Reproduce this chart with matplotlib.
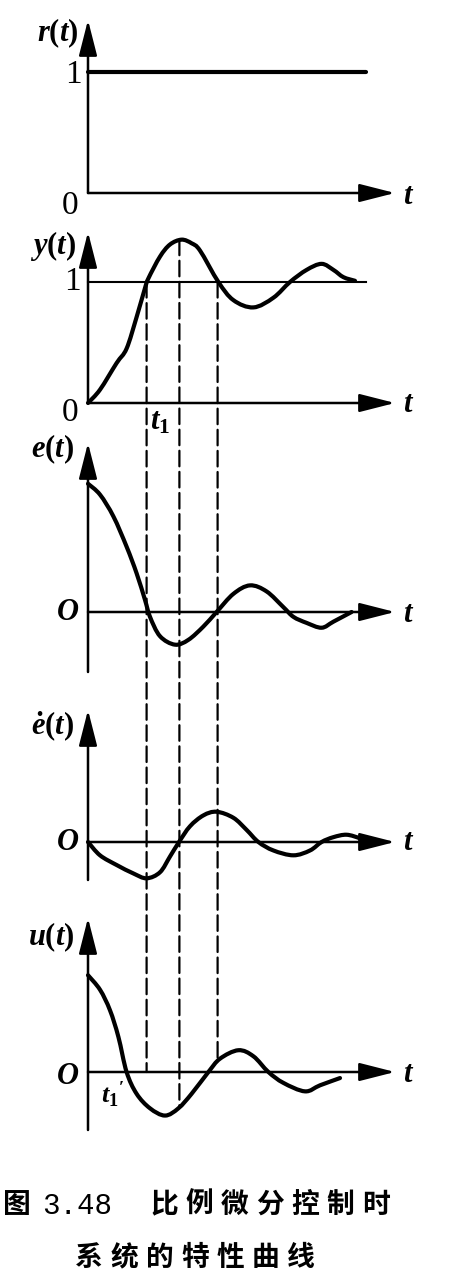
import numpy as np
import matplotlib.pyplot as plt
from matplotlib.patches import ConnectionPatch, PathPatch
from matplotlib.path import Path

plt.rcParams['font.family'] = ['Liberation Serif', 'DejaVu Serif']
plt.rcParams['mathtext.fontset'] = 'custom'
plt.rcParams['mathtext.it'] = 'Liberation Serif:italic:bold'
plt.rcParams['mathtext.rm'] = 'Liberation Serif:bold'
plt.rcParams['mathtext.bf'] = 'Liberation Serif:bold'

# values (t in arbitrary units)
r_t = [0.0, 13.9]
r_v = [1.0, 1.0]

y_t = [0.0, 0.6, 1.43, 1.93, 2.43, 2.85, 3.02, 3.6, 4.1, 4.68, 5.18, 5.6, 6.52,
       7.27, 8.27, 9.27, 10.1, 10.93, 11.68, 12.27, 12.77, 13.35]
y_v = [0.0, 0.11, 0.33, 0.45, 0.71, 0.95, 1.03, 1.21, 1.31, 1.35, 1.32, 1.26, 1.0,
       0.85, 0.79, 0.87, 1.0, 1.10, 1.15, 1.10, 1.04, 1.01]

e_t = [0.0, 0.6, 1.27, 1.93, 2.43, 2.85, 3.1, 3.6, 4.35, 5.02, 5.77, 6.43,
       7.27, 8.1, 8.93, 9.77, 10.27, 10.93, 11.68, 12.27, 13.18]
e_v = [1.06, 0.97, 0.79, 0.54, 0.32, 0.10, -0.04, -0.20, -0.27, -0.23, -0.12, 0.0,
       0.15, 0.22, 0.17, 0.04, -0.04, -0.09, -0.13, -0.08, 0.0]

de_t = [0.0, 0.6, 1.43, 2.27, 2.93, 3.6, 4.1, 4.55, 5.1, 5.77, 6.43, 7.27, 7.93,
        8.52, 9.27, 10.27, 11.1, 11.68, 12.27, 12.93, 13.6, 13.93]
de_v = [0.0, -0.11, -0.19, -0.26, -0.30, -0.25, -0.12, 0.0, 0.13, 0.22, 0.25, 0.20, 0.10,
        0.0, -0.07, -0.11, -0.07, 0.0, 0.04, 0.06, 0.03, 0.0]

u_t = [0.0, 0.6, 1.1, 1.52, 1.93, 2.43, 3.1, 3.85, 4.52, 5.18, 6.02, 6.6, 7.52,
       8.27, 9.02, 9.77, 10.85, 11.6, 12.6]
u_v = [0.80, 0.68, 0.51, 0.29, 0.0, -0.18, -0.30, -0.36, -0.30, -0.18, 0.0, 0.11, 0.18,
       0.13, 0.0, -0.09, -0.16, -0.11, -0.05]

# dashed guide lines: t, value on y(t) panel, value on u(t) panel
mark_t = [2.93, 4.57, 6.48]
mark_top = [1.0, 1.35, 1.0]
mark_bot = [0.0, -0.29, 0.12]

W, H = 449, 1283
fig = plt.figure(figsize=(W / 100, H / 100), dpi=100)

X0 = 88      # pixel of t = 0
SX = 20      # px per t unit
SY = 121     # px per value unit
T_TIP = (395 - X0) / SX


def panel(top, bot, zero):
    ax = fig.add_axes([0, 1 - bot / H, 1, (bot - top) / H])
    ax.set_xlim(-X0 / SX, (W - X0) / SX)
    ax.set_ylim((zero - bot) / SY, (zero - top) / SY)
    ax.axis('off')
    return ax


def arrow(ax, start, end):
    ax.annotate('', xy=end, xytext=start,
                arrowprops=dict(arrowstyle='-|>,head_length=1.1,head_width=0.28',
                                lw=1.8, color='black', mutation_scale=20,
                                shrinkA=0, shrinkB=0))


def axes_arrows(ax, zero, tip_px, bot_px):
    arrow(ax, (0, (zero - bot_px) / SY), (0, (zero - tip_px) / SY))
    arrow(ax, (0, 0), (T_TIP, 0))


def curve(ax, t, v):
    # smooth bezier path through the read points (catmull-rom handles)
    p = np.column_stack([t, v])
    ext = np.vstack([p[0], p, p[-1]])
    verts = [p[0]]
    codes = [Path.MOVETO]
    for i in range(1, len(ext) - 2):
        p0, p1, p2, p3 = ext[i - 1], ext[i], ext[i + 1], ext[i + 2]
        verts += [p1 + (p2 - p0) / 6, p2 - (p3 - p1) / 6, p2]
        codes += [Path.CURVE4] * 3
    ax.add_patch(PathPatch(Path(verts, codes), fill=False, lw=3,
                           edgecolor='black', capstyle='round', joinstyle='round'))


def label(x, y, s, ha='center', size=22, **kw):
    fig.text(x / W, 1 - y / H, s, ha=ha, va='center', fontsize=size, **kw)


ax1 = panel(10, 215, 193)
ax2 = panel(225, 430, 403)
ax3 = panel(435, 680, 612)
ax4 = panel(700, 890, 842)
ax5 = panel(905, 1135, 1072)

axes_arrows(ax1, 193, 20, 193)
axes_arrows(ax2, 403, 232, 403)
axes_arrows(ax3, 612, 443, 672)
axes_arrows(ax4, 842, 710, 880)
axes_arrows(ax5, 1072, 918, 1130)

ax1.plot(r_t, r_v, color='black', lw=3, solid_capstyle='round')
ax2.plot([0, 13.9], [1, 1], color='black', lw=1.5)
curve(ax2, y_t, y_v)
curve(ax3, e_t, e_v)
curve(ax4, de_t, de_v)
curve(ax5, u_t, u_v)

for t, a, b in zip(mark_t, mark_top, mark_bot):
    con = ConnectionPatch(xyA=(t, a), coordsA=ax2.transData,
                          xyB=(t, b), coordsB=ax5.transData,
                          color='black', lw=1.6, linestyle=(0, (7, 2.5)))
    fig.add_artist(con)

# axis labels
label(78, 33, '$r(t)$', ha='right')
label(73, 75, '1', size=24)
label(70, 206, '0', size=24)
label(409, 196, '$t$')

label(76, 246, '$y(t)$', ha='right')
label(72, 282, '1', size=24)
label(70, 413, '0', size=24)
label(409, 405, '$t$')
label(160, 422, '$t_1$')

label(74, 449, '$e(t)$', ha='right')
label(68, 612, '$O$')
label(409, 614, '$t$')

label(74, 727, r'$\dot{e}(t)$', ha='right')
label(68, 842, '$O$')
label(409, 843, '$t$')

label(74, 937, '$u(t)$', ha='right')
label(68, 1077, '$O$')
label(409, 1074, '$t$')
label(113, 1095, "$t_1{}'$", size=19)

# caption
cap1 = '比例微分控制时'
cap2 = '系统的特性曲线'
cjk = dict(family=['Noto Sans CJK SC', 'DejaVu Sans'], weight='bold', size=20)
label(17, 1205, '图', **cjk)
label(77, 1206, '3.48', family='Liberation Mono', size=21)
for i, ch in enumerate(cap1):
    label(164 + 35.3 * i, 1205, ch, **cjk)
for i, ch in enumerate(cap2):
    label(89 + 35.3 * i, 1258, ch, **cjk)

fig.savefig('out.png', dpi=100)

★ ★ ★ ★ ★ ★ ★

# Challenge
Go through the listing above and list every line that has the word "matplotlib".

# Written solution
Reproduce this chart with matplotlib.
import matplotlib.pyplot as plt
from matplotlib.patches import ConnectionPatch, PathPatch
from matplotlib.path import Path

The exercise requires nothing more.